My own rule zero might read something like this: "Our most important rule is that we're all working toward the creation of a better community. If you make the community worse instead of better, if you detract from the community instead of improving it, then we'll ask you to leave — whether there's a specific rule you've violated or not. In fact, the rest of these rules are largely intended to help codify our general goal of community betterment."

Solution Two: Community Belief

If you're a community member, the more important way you can improve your community is simply to support the community managers. More specifically, you can believe them. If they've banned or blocked someone, there's usually a good reason. Your default position should be that they did the right thing.

It's certainly fair to question, and it's certainly fair to point out when they made a mistake. They will; we do. But try not to assume motives other than the betterment of the community, because in any good community that will be the motive.
 
Community managers have to make horrible, stressful decisions about interactions between different people and the site. But if there's one thing that just frustrates me and makes me throw up my hands in despair, it's the conspiracy theories that arise about why we're doing things. They sometimes arise from poor transparency but sometimes, even when you're being totally transparent, people will come up with their own reasons for what you're doing, call you liars when you explain the real reasons, and convince other people of their fallacies. I remember well when we created the d20 forum on RPGnet: it was based on my personal disappointment in the quantity of D&D discussions at RPGnet over the years, and my hope that we could increase those discussions by giving them their own forum where D&D wouldn't have to fight with the White Wolf and indie games that were RPGnet's bread and butter. The results speak for themselves: D&D has gone from a little discussed to game to a major topic at our site. But we had to waste a lot of time and energy arguing against the totally unfounded conspiracy theory that we were creating a "D&D ghetto" to silence discussion of the game.
 
Not believing community managers not only makes their job harder, but it also gives cover to bad actors by allowing them to make bad-faith both-sidist arguments.

Solution Three: Community Support

If you're a community member who wants to be more active in protecting your community against bad actors, you can take explicit actions to help. You don't have to; just being a good community member is a great help to a site. But, there's ultimately no way that community managers are going to do it alone. They quite literally need the support of their community.

In increasing order of engagement:

1. You can block the bad actor. Any bad actor in a community ultimately thrives on attention. Deny it to them.

2. You can alert the community managers about the bad actor by their favored reporting mechanism. Don't expect a response: this isn't about you. Do expect any good community to put this info into their internal data files for how they think about the person.
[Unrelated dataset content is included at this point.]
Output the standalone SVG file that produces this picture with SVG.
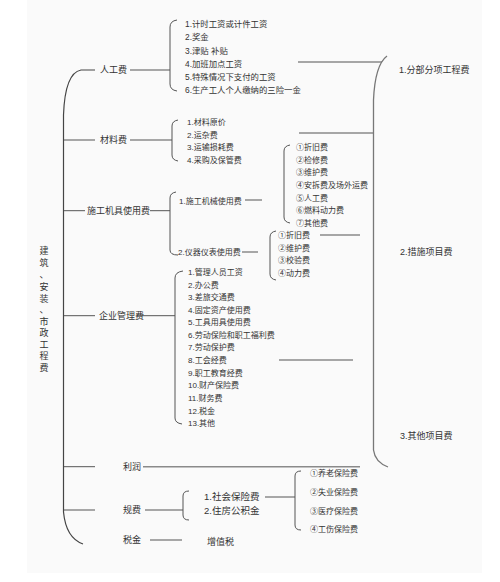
<svg xmlns="http://www.w3.org/2000/svg" width="500" height="582" viewBox="0 0 500 582">
<style>
text{font-family:"Liberation Sans","Noto Sans CJK SC",sans-serif;fill:#333;dominant-baseline:central}
.l1{font-size:9px}
.it{font-size:8px}
.ir{font-size:8.4px}
.rt{font-size:9px}
.gf{font-size:9.5px}
.br{fill:none;stroke:#555;stroke-width:1}
.ln{fill:none;stroke:#555;stroke-width:1}
.gl{fill:none;stroke:#8a8a8a;stroke-width:1.4}
.mb{fill:none;stroke:#444;stroke-width:1.2}
.rb{fill:none;stroke:#777;stroke-width:1.3}
</style>
<rect x="0" y="0" width="500" height="582" fill="#ffffff"/>
<rect x="27" y="0" width="455" height="573" fill="#fafafa"/>

<g id="connectors">
<path class="mb" d="M95,70 H81 Q65,73 63.5,115 V512 Q66,538 83,544"/>
<path class="ln" d="M64,140 H95 M64,210.7 H85 M64,315.7 H95 M64,466.7 H95 M64,510 H95"/>
<path class="ln" d="M130,70 H170 M130,140 H172 M150,210.7 H170 M137,315.7 H175 M145,510 H183 M150,540 H182"/>
<path class="ln" d="M245,200 H262 M242,252 H258 M265,497 H295"/>
<path class="gl" d="M143,466.7 H360 M298,62 H382 M299,133 H374 M320,235 H360 M279,360 H353"/>
<path class="rb" d="M387,56 Q375,65 373.5,100 V450 Q375,462 388,467"/>
<path class="br" d="M177,20 Q170,21 170,27 V84 Q170,90 177,91"/>
<path class="br" d="M178,120 Q172,121 172,126 V155 Q172,160 178,161"/>
<path class="br" d="M176,192 Q170,193 170,198 V250 Q170,255 178,255"/>
<path class="br" d="M290,145 Q284,146 284,151 V217 Q284,222 290,223"/>
<path class="br" d="M276,231 Q270,232 270,237 V274 Q270,279 276,280"/>
<path class="br" d="M183,271 Q175,272 175,278 V418 Q175,423 182,424"/>
<path class="br" d="M189,491 Q183,491 183,496 V515 Q183,520 189,520"/>
<path class="br" d="M301,471 Q295,471 295,476 V525 Q295,530 301,530"/>
</g>

<g id="root">
<text class="l1" x="44" text-anchor="middle"><tspan x="44" y="250.5">建</tspan><tspan x="44" y="263">筑</tspan><tspan x="44" y="275">、</tspan><tspan x="44" y="286.5">安</tspan><tspan x="44" y="298.5">装</tspan><tspan x="44" y="310">、</tspan><tspan x="44" y="322">市</tspan><tspan x="44" y="333">政</tspan><tspan x="44" y="344.5">工</tspan><tspan x="44" y="356">程</tspan><tspan x="44" y="368">费</tspan></text>
</g>

<g id="rengong">
<text class="l1" x="100" y="70">人工费</text>
<text class="ir" x="185" y="24">1.计时工资或计件工资</text>
<text class="ir" x="185" y="37">2.奖金</text>
<text class="ir" x="185" y="51">3.津贴 补贴</text>
<text class="ir" x="185" y="64">4.加班加点工资</text>
<text class="ir" x="185" y="77">5.特殊情况下支付的工资</text>
<text class="ir" x="185" y="90">6.生产工人个人缴纳的三险一金</text>
</g>

<g id="cailiao">
<text class="l1" x="100" y="140">材料费</text>
<text class="it" x="187" y="122">1.材料原价</text>
<text class="it" x="187" y="135">2.运杂费</text>
<text class="it" x="187" y="147">3.运输损耗费</text>
<text class="it" x="187" y="160">4.采购及保管费</text>
</g>

<g id="jiju">
<text class="l1" x="87" y="210.7">施工机具使用费</text>
<text class="it" x="179" y="201">1.施工机械使用费</text>
<text class="it" x="178" y="252.5">2.仪器仪表使用费</text>
</g>

<g id="jixie">
<text class="it" x="296" y="147">①折旧费</text>
<text class="it" x="296" y="160">②检修费</text>
<text class="it" x="296" y="172.5">③维护费</text>
<text class="it" x="296" y="185">④安拆费及场外运费</text>
<text class="it" x="296" y="198">⑤人工费</text>
<text class="it" x="296" y="210.5">⑥燃料动力费</text>
<text class="it" x="296" y="223">⑦其他费</text>
</g>

<g id="yiqi">
<text class="it" x="278" y="235">①折旧费</text>
<text class="it" x="278" y="248">②维护费</text>
<text class="it" x="278" y="260">③校验费</text>
<text class="it" x="278" y="273">④动力费</text>
</g>

<g id="qiye">
<text class="l1" x="99" y="315.7">企业管理费</text>
<text class="it" x="188" y="272">1.管理人员工资</text>
<text class="it" x="188" y="285">2.办公费</text>
<text class="it" x="188" y="297">3.差旅交通费</text>
<text class="it" x="188" y="310">4.固定资产使用费</text>
<text class="it" x="188" y="322">5.工具用具使用费</text>
<text class="it" x="188" y="335">6.劳动保险和职工福利费</text>
<text class="it" x="188" y="347.5">7.劳动保护费</text>
<text class="it" x="188" y="360">8.工会经费</text>
<text class="it" x="188" y="373">9.职工教育经费</text>
<text class="it" x="188" y="385.5">10.财产保险费</text>
<text class="it" x="188" y="398">11.财务费</text>
<text class="it" x="188" y="411">12.税金</text>
<text class="it" x="188" y="423.5">13.其他</text>
</g>

<g id="lirun">
<text class="l1" x="123" y="466.7">利润</text>
</g>

<g id="guifei">
<text class="l1" x="123" y="510">规费</text>
<text class="gf" x="204" y="496.5">1.社会保险费</text>
<text class="gf" x="204" y="510">2.住房公积金</text>
</g>

<g id="shebao">
<text class="it" x="310" y="473.5">①养老保险费</text>
<text class="it" x="310" y="492.5">②失业保险费</text>
<text class="it" x="310" y="511">③医疗保险费</text>
<text class="it" x="310" y="529">④工伤保险费</text>
</g>

<g id="shuijin">
<text class="l1" x="123" y="539.5">税金</text>
<text class="l1" x="207" y="542">增值税</text>
</g>

<g id="right">
<text class="rt" x="399" y="70">1.分部分项工程费</text>
<text class="rt" x="400" y="252">2.措施项目费</text>
<text class="rt" x="400" y="435.5">3.其他项目费</text>
</g>
</svg>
3. You can speak out against the bad actor explicitly ... but you still don't necessarily want to interact with them, because that's what they want. But you can reshape the discussions around them, supporting the people they might otherwise drive out and rebuilding the conversation. There's nothing a bad actor hates more than being ignored by people talking right past their bad faith arguments.
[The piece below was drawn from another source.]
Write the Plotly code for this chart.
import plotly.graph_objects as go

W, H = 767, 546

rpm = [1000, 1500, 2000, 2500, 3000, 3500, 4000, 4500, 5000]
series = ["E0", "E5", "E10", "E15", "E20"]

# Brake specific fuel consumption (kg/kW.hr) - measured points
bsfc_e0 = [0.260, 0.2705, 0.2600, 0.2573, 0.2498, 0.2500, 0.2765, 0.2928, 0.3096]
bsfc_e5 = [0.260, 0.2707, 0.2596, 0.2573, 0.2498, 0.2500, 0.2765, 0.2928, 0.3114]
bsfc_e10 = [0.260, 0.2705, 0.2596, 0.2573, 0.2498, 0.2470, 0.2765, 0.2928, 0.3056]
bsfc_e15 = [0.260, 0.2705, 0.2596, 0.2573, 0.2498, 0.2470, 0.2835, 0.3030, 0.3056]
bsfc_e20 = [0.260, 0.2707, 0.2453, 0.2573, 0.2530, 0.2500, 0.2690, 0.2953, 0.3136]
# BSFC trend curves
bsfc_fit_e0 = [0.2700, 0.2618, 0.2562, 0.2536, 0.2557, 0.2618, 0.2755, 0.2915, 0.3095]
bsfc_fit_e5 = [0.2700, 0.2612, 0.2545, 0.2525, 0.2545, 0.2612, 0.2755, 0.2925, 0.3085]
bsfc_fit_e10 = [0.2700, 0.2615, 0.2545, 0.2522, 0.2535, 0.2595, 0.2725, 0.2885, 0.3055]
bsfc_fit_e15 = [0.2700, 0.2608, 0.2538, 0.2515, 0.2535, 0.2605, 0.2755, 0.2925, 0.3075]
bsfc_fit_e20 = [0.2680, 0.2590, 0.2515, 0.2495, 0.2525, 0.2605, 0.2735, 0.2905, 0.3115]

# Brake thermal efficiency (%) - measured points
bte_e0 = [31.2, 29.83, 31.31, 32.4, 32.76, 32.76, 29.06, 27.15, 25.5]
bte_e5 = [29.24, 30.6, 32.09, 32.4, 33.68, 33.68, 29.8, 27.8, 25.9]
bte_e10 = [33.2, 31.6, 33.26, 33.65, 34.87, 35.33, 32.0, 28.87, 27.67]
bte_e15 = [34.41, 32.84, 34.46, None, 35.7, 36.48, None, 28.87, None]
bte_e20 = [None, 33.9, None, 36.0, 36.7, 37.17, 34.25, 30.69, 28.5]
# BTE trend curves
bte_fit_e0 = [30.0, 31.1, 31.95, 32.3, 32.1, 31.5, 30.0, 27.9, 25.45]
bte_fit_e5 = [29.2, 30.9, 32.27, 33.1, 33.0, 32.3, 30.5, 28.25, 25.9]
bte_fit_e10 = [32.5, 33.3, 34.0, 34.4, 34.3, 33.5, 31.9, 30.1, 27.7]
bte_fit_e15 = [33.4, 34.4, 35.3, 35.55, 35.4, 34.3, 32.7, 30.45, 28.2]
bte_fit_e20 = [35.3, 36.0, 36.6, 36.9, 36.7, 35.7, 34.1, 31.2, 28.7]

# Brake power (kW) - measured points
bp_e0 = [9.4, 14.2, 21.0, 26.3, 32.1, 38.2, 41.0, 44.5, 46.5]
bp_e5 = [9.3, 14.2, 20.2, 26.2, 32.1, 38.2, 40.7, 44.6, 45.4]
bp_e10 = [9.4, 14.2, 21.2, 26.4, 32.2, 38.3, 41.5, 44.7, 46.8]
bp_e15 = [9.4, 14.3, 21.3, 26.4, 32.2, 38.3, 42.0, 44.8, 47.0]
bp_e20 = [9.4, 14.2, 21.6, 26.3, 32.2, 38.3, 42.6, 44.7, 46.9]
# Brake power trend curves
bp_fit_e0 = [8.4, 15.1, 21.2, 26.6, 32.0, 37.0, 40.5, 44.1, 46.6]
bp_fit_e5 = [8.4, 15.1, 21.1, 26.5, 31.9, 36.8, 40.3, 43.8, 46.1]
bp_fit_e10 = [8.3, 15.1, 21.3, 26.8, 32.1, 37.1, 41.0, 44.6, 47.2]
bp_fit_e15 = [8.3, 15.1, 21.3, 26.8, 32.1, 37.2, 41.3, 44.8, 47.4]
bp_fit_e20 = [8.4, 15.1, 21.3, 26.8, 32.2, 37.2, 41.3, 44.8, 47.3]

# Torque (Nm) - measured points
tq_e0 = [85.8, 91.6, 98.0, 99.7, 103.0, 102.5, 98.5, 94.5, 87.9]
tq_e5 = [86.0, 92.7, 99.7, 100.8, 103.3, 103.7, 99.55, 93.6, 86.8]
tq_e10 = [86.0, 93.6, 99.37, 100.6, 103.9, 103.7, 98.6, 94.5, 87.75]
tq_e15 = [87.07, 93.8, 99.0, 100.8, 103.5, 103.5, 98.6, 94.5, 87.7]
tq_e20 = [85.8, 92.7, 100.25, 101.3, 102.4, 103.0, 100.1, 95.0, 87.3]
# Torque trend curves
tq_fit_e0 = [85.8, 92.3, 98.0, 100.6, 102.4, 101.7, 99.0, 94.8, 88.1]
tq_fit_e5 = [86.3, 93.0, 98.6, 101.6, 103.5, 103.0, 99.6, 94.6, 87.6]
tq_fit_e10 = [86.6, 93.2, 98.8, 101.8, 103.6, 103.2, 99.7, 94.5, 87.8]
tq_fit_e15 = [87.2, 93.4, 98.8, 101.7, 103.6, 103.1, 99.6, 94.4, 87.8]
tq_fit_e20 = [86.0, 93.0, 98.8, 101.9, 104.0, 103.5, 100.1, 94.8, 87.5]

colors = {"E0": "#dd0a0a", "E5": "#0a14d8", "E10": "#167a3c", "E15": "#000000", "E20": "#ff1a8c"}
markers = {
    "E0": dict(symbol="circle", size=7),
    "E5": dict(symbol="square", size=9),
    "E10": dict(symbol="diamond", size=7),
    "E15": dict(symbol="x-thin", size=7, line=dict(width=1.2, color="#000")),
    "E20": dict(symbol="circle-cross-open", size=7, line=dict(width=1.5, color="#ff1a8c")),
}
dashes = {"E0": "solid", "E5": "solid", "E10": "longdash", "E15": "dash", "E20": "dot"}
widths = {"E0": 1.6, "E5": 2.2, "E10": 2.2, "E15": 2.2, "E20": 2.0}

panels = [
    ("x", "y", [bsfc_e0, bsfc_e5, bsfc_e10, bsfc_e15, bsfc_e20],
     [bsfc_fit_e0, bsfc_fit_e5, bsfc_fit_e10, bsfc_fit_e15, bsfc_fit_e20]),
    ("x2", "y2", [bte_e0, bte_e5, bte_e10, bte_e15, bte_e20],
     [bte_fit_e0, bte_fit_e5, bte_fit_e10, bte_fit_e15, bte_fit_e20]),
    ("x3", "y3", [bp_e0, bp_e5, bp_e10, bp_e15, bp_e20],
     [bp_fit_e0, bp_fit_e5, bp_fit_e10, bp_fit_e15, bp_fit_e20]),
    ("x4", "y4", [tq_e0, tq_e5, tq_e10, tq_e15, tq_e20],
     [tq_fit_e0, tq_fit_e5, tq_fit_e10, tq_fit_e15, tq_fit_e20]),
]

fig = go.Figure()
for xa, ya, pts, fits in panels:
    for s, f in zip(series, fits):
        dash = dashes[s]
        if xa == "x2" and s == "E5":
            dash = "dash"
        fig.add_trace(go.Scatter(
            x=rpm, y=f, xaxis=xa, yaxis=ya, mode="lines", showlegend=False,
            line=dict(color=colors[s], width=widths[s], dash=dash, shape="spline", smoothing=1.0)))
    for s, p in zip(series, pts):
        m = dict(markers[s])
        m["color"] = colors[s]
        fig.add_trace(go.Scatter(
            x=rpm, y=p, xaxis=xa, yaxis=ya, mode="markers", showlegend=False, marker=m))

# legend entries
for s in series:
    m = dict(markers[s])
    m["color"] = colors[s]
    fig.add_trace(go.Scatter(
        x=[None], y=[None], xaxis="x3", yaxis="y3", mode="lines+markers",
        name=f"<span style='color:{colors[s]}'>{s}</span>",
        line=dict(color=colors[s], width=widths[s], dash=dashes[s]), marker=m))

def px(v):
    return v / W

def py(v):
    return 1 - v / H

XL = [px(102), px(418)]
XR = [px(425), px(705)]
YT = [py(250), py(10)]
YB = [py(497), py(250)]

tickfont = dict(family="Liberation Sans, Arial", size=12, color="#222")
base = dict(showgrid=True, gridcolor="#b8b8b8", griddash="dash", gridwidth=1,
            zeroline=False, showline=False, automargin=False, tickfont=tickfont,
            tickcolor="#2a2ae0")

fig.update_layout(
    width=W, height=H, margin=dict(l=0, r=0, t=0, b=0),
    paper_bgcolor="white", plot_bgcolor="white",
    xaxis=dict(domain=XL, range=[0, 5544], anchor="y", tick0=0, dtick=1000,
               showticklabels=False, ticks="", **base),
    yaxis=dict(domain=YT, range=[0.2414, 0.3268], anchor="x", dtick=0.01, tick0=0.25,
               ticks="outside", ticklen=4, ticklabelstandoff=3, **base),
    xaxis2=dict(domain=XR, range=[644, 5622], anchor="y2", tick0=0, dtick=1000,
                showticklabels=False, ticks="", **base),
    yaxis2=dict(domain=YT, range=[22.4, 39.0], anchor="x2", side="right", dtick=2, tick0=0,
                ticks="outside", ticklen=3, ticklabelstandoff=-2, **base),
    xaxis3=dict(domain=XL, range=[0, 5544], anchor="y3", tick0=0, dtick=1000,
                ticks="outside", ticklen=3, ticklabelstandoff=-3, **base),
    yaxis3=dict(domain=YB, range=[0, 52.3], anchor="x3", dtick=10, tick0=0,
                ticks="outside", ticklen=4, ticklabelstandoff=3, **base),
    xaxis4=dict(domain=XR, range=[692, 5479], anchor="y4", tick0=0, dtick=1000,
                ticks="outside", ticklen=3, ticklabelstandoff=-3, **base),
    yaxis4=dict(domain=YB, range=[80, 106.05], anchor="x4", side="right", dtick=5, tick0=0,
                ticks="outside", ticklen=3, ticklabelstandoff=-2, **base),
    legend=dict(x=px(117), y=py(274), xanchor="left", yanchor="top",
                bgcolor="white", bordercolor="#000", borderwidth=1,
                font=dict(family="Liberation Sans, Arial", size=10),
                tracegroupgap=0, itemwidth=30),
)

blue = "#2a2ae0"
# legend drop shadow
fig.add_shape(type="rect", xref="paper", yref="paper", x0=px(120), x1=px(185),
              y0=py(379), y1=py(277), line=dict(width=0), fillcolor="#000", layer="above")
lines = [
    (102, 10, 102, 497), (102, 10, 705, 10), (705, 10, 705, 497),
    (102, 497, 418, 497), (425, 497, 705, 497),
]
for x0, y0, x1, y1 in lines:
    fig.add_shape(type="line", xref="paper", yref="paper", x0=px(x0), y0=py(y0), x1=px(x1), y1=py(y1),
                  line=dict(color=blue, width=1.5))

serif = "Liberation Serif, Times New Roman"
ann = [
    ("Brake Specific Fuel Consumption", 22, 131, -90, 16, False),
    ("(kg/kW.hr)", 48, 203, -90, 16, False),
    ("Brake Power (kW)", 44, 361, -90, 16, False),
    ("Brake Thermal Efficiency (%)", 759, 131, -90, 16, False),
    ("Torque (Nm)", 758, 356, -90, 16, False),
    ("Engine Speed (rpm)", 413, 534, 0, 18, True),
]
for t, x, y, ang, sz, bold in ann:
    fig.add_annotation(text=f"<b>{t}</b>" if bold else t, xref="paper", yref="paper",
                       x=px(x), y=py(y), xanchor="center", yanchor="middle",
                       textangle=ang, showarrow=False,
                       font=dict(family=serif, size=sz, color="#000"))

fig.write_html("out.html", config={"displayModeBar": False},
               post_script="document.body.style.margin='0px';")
Let's be honest: engaging with a bad actor can be scary. I think we can all improve our communities by challenging ourselves to go just one step past our natural tendency, but we should also be aware of our own limitations. Personally, I can be sent spinning if someone makes a nasty or threatening argument against me, so I'm definitely less likely to explicitly speak out against a bad actor. But, I do often push myself to take the time and effort to alert a community of a problem, and if I'm feeling good, I might speak about a bad actor, even if I don't explicitly speak to them.

Solution Four: Hobby Support

We're not just community members, but also hobby members, part of a community that's larger than just one site. A lot of bad actors take advantage of this balkanization. Because their bad actions are spread out among many people in many places, they can more easily deny them. It enables them to spin conspiracy theories, which all too often are believed.
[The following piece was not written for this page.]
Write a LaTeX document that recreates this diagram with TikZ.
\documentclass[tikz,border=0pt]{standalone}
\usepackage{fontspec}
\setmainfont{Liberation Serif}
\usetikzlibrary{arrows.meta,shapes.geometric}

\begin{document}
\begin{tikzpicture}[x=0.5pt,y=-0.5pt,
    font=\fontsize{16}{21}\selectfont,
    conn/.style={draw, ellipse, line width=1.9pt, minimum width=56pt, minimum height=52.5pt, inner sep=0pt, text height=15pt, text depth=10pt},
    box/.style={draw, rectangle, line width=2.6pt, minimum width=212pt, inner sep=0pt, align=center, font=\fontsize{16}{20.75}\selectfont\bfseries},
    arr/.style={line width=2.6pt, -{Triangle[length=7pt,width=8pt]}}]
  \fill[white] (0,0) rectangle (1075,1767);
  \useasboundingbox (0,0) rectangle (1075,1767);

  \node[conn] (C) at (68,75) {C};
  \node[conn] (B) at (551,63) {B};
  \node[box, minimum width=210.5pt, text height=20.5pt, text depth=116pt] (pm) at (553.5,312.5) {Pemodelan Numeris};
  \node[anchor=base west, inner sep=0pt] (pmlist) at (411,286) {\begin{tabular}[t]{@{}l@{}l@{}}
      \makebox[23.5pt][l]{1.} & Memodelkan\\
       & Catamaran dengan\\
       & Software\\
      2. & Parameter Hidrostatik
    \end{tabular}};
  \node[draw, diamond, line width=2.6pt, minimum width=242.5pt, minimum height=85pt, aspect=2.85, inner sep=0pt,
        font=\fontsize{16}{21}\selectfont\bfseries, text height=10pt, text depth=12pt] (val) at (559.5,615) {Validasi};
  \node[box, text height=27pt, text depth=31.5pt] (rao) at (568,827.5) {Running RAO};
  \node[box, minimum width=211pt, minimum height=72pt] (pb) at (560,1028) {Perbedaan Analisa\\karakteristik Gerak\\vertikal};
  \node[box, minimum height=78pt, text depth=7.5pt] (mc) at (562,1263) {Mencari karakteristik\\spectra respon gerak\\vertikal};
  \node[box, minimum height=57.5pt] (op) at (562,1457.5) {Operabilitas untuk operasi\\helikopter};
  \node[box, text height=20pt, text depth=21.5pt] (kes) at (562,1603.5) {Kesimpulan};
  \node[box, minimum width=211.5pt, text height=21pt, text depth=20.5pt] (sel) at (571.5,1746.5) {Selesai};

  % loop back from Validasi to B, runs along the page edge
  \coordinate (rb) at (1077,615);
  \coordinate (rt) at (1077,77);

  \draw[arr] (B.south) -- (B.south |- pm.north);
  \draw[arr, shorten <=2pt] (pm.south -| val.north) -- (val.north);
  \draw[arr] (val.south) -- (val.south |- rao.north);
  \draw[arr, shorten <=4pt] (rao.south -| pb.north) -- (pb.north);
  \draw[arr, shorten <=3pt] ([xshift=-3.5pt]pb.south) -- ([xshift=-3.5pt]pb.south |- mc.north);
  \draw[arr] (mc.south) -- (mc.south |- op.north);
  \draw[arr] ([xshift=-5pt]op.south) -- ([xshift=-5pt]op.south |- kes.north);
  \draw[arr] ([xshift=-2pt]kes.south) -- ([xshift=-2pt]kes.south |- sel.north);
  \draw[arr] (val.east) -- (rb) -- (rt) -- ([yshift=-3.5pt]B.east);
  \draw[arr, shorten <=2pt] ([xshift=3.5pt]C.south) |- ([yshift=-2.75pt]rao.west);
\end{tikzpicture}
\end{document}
The most obvious defense against this is to listen to what other sites within your larger hobby say. If they're also reputable, you need to believe them as well, even if they're not your online home.

You can also improve everyone within a hobby's understanding by using the weapon that any bad actor is most afraid of: knowledge. If you're willing to put yourself out there, then make your bad experiences with the bad actor public. Try to do so bloodlessly, without blame. Just describe what happened and how you felt. This will decrease the ability of the bad actor to present your description as a he-said-she-said experience and meanwhile will give everyone else one bit of knowledge that they can hopefully use to build a complete picture of what's really going on.

Anyone in the roleplaying community who reads this knows that it's largely in response to the revelations about Zak S. in the last week. There were certainly many people over the years who talked about him being a bad actor, but he did exactly what's described here: he used the balkanization of roleplaying communities on the internet to present it as just RPGnet (or story gamers or Evil Hat or whoever) picking on him, and suggested that there were two sides to the story. But what really made his schtick work was obsessively searching for discussions of him and attacking people who spoke out against him. This made people afraid to talk about him, and meant that the bad things he did to dozens or hundreds of different people often stayed private. Although I never had a good thing to say about Zak (once I learned who he was, about when he got kicked off RPGnet), I also didn't say very many bad things, such as being really clear about his bullying toward me. I hope the post I wrote last week meets my goal of being a fairly bloodless description, describing what happened and how I felt about it. 

Conclusion

The internet is a great medium that opens up the whole world in a way that a lot of us couldn't have even imagined in our youths. But it also gives bad actors the ability to carry out their selfish desires and to damage the communities we're trying to create. Though obviously community managers are on the frontline of that, and need to understand how to put their community first, every single one of our can support our community in ways that match of our own needs for safety.